1. Dr. Biswas is working as a Senior Scientist in the CSIR National Institute of Oceanography, Biological oceanography Division, Goa. Her research interest includes ocean biogeochemistry and the effects of ocean acidification on marine phytoplankton.

2. Dr. Shetye is working as a Scientist in the CSIR National Institute of Oceanography, Goa. His research interest includes ocean biogeochemistry and the effect of ocean acidification on calcareous marine organisms.

3. Dr. Dineshram is working as a Scientist in the CSIR National Institute of Oceanography, Goa. He had extensively worked in experimental marine ecology to study climate change impacts on marine invertebrates at physiology and proteomics levels.

Increasing CO2, ocean acidification, marinebiota, climate change, response study

Over the last century, extensive anthropogenic activities on earth led to an unprecedented increase in the atmospheric CO2 concentration and thus warming our climate. The surface oceans absorb a substantial part of the anthropogenically emitted CO2 and increased accumulation of CO2 in the surface ocean waters is increasing H+ and bicarbonate ion (HCO3-1) concentrations, coupled with decreasing pH [acidification (OA)] and carbonate ion (CO3-2) concentrations. The major shift in dissolved inorganic carbon speciation in surface seawater is affecting calcium carbonate saturation state, which is vital for numerous marine calcifying organisms. There have also been examples of resilient species under low pH condition. Autotrophic organism, like phytoplankton may respond differently to this ocean changes since increasing CO2 may be beneficial to them as a substrate for photosynthesis. Our oceans also experiencing warming and hence, under collective (multi-) stress may become deleterious for marine biota. Further, ocean warming is resulting in major changes in ocean physics which may further change nutrient availability and light penetration. These may have potential to impact the entire food chain, fisheries resources and carbon cycling. This symposium intends to include field and laboratory studies on extent of ocean acidification and its impact on marine ecology, with particular emphasis on Indian waters.

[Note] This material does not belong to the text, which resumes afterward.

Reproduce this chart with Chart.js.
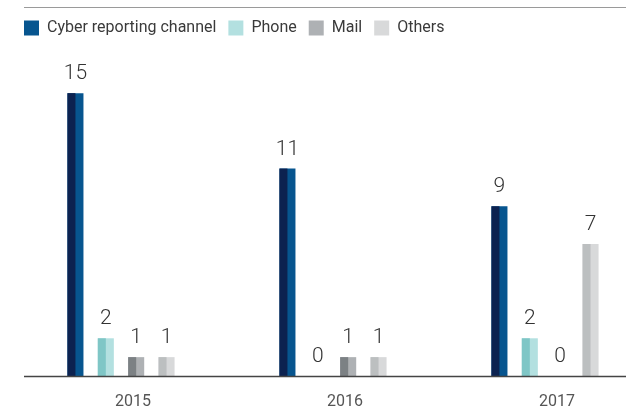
<!DOCTYPE html>
<html>
<head>
<meta charset="utf-8">
<script src="https://cdn.jsdelivr.net/npm/chart.js@4"></script>
<style>
  html, body { margin: 0; padding: 0; background: #fff; overflow: hidden; }
  #wrap { width: 626px; height: 409px; }
</style>
</head>
<body>
<div id="wrap"><canvas id="reportChart"></canvas></div>
<script>
// Reports received per channel
const years = ["2015", "2016", "2017"];
const cyberReports = [15, 11, 9];
const phoneReports = [2, 0, 2];
const mailReports = [1, 1, 0];
const otherReports = [1, 1, 7];

const channelNames = ["Cyber reporting channel", "Phone", "Mail", "Others"];
// [right half / legend colour, left half shade]
const channelColors = [
    ["#07558f", "#0c2250"],
    ["#b3e0e0", "#7fc6c6"],
    ["#aeb1b4", "#7c8184"],
    ["#d8d9da", "#bcbfc0"],
];

const FONT = "Roboto, 'DejaVu Sans', sans-serif";

// Left half of every bar in a darker shade, values above, rules top and bottom
const barDecor = {
    id: "barDecor",
    beforeDraw(chart) {
        const ctx = chart.ctx;
        ctx.save();
        ctx.strokeStyle = "#9a9a9a";
        ctx.lineWidth = 1;
        ctx.beginPath();
        ctx.moveTo(24, 7.5);
        ctx.lineTo(chart.width, 7.5);
        ctx.stroke();
        ctx.restore();
    },
    afterDatasetsDraw(chart) {
        const ctx = chart.ctx;
        const yScale = chart.scales.y;
        ctx.save();
        chart.data.datasets.forEach((ds, i) => {
            const meta = chart.getDatasetMeta(i);
            meta.data.forEach((bar, j) => {
                const top = Math.min(bar.y, bar.base);
                const h = Math.abs(bar.base - bar.y);
                ctx.fillStyle = channelColors[i][1];
                ctx.fillRect(bar.x - bar.width / 2, top, bar.width / 2, h);

                ctx.fillStyle = "#333";
                ctx.font = "300 21px " + FONT;
                ctx.textAlign = "center";
                ctx.textBaseline = "alphabetic";
                ctx.fillText(String(ds.data[j]), bar.x, top - 14);
            });
        });
        const y0 = Math.round(yScale.getPixelForValue(0)) + 0.5;
        ctx.strokeStyle = "#444";
        ctx.lineWidth = 1.5;
        ctx.beginPath();
        ctx.moveTo(24, y0);
        ctx.lineTo(chart.width, y0);
        ctx.stroke();
        ctx.restore();
    },
};

const series = [cyberReports, phoneReports, mailReports, otherReports];

new Chart(document.getElementById("reportChart"), {
    type: "bar",
    data: {
        labels: years,
        datasets: series.map((values, i) => ({
            label: channelNames[i],
            data: values,
            backgroundColor: channelColors[i][0],
            borderWidth: 0,
            clip: false,
            categoryPercentage: 0.573,
            barPercentage: 0.528,
        })),
    },
    options: {
        responsive: true,
        maintainAspectRatio: false,
        animation: false,
        layout: {
            padding: { top: 8, left: 12, right: 81, bottom: 0 },
        },
        plugins: {
            legend: {
                display: true,
                position: "top",
                align: "start",
                labels: {
                    boxWidth: 15,
                    boxHeight: 15,
                    padding: 12,
                    color: "#3a3a3a",
                    font: { family: FONT, size: 16 },
                },
            },
            tooltip: { enabled: false },
        },
        scales: {
            x: {
                offset: false,
                grid: { display: false, drawTicks: false },
                border: { display: false },
                ticks: {
                    color: "#555",
                    padding: 16,
                    labelOffset: 12,
                    font: { family: FONT, size: 16 },
                },
                afterFit(scale) {
                    scale.height = 33;
                },
            },
            y: {
                min: 0,
                max: 17.5,
                grid: { display: false, drawTicks: false },
                border: { display: false },
                ticks: { display: false },
                afterFit(scale) {
                    scale.width = 109;
                },
            },
        },
    },
    plugins: [barDecor],
});
</script>
</body>
</html>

Reconstructing Past Pollution Levels From Marginal Marine Regions

G.N. Nayak


Rajiv Nigam


1. Prof. G. N. Nayak is working as Professor, in the Department of Marine Science, Goa University, Goa. His research interest is pollution monitoring and paleoclimate reconstruction.

2. Dr. Rajiv Nigam is working as Emeritus Scientist, in the National Institute of Oceanography, Goa. His research interest is application of foraminiferal proxies.

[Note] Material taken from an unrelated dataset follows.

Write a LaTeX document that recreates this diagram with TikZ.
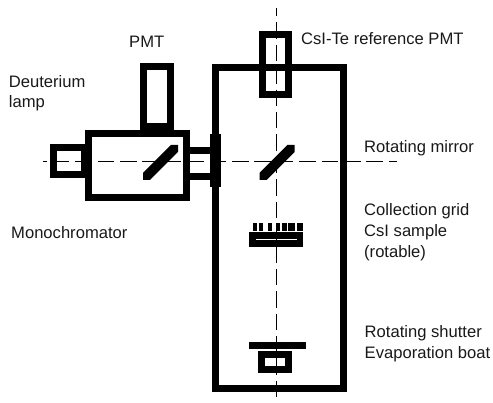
\documentclass[tikz,border=0pt]{standalone}
\usepackage{fontspec}
\setmainfont{Liberation Sans}
\usetikzlibrary{positioning}
\tikzset{
    wall/.style={draw=black, line width=7pt, miter limit=10},
    axisline/.style={black, line width=0.9pt, dash pattern=on 16.5pt off 5.9pt},
    lbl/.style={font=\fontsize{16.6}{19}\selectfont, anchor=base west, inner sep=0pt, text=black!90}
}
\begin{document}
\begin{tikzpicture}[x=1pt, y=-1pt]
    \useasboundingbox (0,0) rectangle (493,403);

    % Main chamber
    \draw[wall] (215.8,67.8) rectangle (343.8,388.8);

    % Reference PMT on top of chamber
    \draw[wall] (262,34.5) rectangle (288.3,95);

    % Monochromator with lamp, PMT and tube
    \draw[wall] (143.5,66.8) rectangle (170,127);
    \draw[wall] (53,147.5) rectangle (84,174.2);
    \draw[wall] (88,133.2) rectangle (186,197.5);
    \draw[wall] (186,150.3) -- (215,150.3);
    \draw[wall] (186,176.3) -- (215,176.3);
    \fill (210,134.3) rectangle (220.7,186.7);

    % Rotating mirrors
    \foreach \mx in {0,116.5} {
        \fill[xshift=\mx pt] (171,145) -- (178,145) -- (178,152) -- (150,180) -- (143,180) -- (143,173) -- cycle;
    }

    % Collection grid and sample
    \foreach \ga/\gb in {253.3/257.3, 259.3/263.3, 268.3/272.3, 276/280, 281.7/287, 288.3/294.7, 296.7/302.7} {
        \fill (\ga,223.5) rectangle (\gb,230.7);
    }
    \fill (248.5,232.2) rectangle (303.3,247);
    \draw[white, line width=0.9pt] (256,239.3) -- (296.7,239.3);

    % Shutter and evaporation boat
    \fill (249.3,341.7) rectangle (305.7,349);
    \draw[wall] (261.8,354.2) rectangle (288.8,369.8);
    \draw[line width=0.9pt] (276,357) -- (276,366);

    % Optical axes
    \draw[axisline, dash phase=12.6pt] (43,161.7) -- (397,161.7);
    \draw[axisline, dash phase=8pt] (276.5,8) -- (276.5,403);

    % Labels
    \node[lbl] (pmt) at (129,47.3) {PMT};
    \node[lbl] (deut) at (8.7,88) {Deuterium};
    \node[lbl] (lamp) at (8.7,107.5) {lamp};
    \node[lbl] (mono) at (11,238.3) {Monochromator};
    \node[lbl] (refpmt) at (301,44.5) {CsI-Te reference PMT};
    \node[lbl] (mirror) at (364,152.7) {Rotating mirror};
    \node[lbl] (grid) at (364,215.7) {Collection grid};
    \node[lbl] (sample) at (364,236.7) {CsI sample};
    \node[lbl] (rotable) at (364,257.5) {(rotable)};
    \node[lbl] (shutter) at (364.5,337.3) {Rotating shutter};
    \node[lbl] (boat) at (364.5,358.3) {Evaporation boat};
\end{tikzpicture}
\end{document}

Geochemistry, Microfossils, pollution, marine, coastal, proxies

Anthropogenic activities result in discharge of various pollutants in the marginal marine regions. The pollutants include heavy metals, persistent organic pollutants and sewage. These pollutants adversely affect marginal marine community and thus severely alter the ecology of the marginal marine regions. The high resolution past records of concentration of various pollutants, can help in assessing the timing and possible anthropogenic activity responsible for increasing pollutant load. This symposium intends to include papers based on the past records of pollutants from marginal marine regions.

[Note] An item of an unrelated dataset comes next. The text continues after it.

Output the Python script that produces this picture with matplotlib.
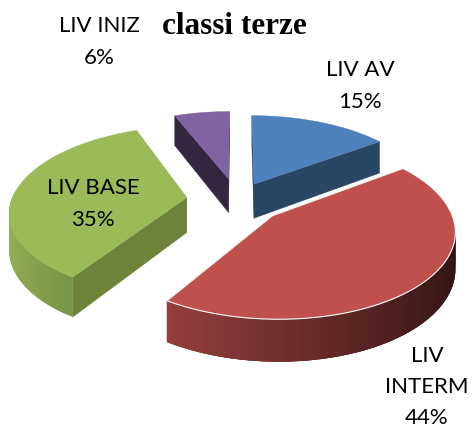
import numpy as np
import matplotlib
matplotlib.use('Agg')
import matplotlib.pyplot as plt
from matplotlib.patches import Polygon

title = 'classi terze'
categories = ['LIV AV', 'LIV\nINTERM', 'LIV BASE', 'LIV INIZ']
values = [15, 44, 35, 6]
explode = [0.22, 0.27, 0.29, 0.27]
colors = ['#4F81BD', '#C0504D', '#9BBB59', '#8064A2']
side_colors = ['#2A4665', '#4F1F1D', '#6E8239', '#33273F']
label_pos = [(360, 86), (427, 387), (93, 204), (99, 42)]

# projection of the pie plane, in pixels
cx, cy = 237, 200
ax_x, ax_y = 175, 83
persp = 0.148
depth = 35


def project(X, Y, z=0):
    w = 1 + persp * Y
    return cx + ax_x * X / w, cy - ax_y * Y / w + depth * z / w


def shade(color, f):
    rgb = np.array(matplotlib.colors.to_rgb(color))
    return tuple(np.clip(rgb * f, 0, 1))


fig = plt.figure(figsize=(4.75, 4.29), dpi=100)
ax = fig.add_axes([0, 0, 1, 1])
ax.set_xlim(0, 475)
ax.set_ylim(429, 0)
ax.axis('off')

angles = np.cumsum([0] + values) / sum(values) * 2 * np.pi
slices = []
for i in range(len(values)):
    t0, t1 = angles[i], angles[i + 1]
    mid = (t0 + t1) / 2
    ox, oy = explode[i] * np.sin(mid), explode[i] * np.cos(mid)
    t = np.linspace(t0, t1, 80)
    slices.append((i, t, ox, oy))

# back slices first so that the red one lies over the blue wall
for i, t, ox, oy in [slices[3], slices[0], slices[2], slices[1]]:
    X = ox + np.sin(t)
    Y = oy + np.cos(t)

    # radial walls
    for tt in (t[0], t[-1]):
        xs, ys = project(np.array([ox, ox + np.sin(tt)]), np.array([oy, oy + np.cos(tt)]))
        xb, yb = project(np.array([ox, ox + np.sin(tt)]), np.array([oy, oy + np.cos(tt)]), 1)
        ax.add_patch(Polygon(np.c_[np.r_[xs, xb[::-1]], np.r_[ys, yb[::-1]]],
                             fc=side_colors[i], ec=side_colors[i], lw=0.3, zorder=2))

    # outer wall, strips overlap so no white seams show through
    for j in range(len(t) - 1):
        if np.cos(t[j]) > 0.02:
            continue
        xs, ys = project(X[j:j + 4], Y[j:j + 4])
        xb, yb = project(X[j:j + 4], Y[j:j + 4], 1)
        f = shade(colors[i], 0.6 - 0.35 * np.sin(t[j]))
        ax.add_patch(Polygon(np.c_[np.r_[xs, xb[::-1]], np.r_[ys, yb[::-1]]],
                             fc=f, ec='none', zorder=2))

    # top face
    xt, yt = project(np.r_[ox, X], np.r_[oy, Y])
    ax.add_patch(Polygon(np.c_[xt, yt], fc=colors[i], ec='white' if i == 1 else colors[i],
                         lw=0.8 if i == 1 else 0.3, zorder=3))

for name, v, (lx, ly) in zip(categories, values, label_pos):
    ax.text(lx, ly, name + '\n' + str(v) + '%', ha='center', va='center', family='Lato',
            fontsize=16, color='black', linespacing=1.7, zorder=5)

ax.text(234, 27, title, ha='center', va='center', family='Liberation Serif',
        fontweight='bold', fontsize=22.5, color='black', zorder=5)

fig.savefig('out.png', dpi=100)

Sealevel Changes During Late Pleistocene and Holocene Periods and its Implications of Coastal Landforms.

Dr. V.J. Loveson


Working in sea level changes research for nearly 28 years. He elaborately studied the Quaternary sea level variation along East Coast of India. During 1995-99 Inter-congress period, Dr Loveson functioned as Secretary, INQUA Indian Ocean sub-commission on Sea level variation and coastal evolution.

Sea level, Holocene, marine, transgression, regression

The rise in sea level is an important effect of global warming. The rate of sea level rise, however, varies regionally, due to the local upliftment/subsidence. Besides, natural variability also affects sea level. Therefore, it is important to delineate the natural and anthropogenic contributions to the sea level changes. The past sea level change records from different regions can help in delineation of natural and anthropogenic contribution to the sea level in a warming world. This symposium aims to include modelling and field studies to reconstruct past sea level changes from different parts of the world.